The Canadian, U.S., and Mexican government quietly released their Security and Prosperity Partnership for North America
today. While the documents contain the usual high level commitments, several elements are worth watching from an technology and privacy law perspective.
First, the document commits to a "Fake Free North America." This apparently includes a coordinated strategy to combat counterfeiting and piracy. This particular issue was also raised in the recent USTR report and so this new initiative might result in some action. Thankfully, there is no mention of the U.S.’s perception that Canadian copyright reform is inadequate.
Second, the agreement also includes a new Framework of Common Principles for Electronic Commerce between the three countries. Annex C sets out a plan for implementing the principles and two issues caught my eye. First, the plan envisages combating spam through information sharing and the adoption of industry best-practices.

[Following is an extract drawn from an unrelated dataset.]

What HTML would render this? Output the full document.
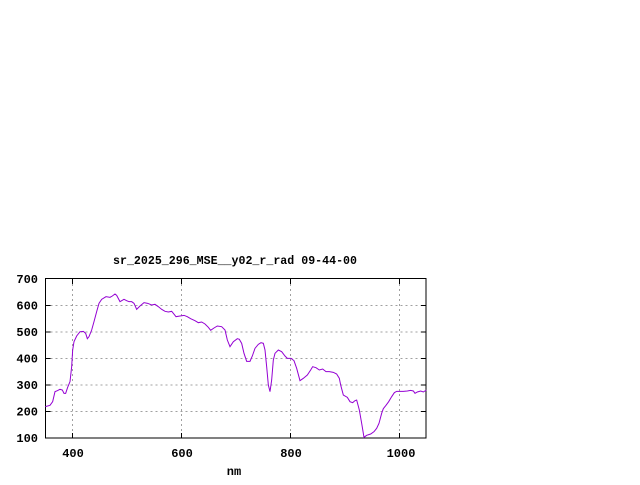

This language is not nearly as strong as that used by the National Task Force on Spam, but may reflect the political realities of negotiating principles with the U.S.
Second, the plan calls for the establishment of a formal process for consultation on issues related to the protection of personal information and trans-border data flows, consistent with privacy goals, the needs of legitimate private and public sector business as well as the protection of public safety and national security. If this does indeed result in a formal process, this issue has some potential given the growing concern associated with U.S. law enforcement access to Canadian data and related outsourcing issues.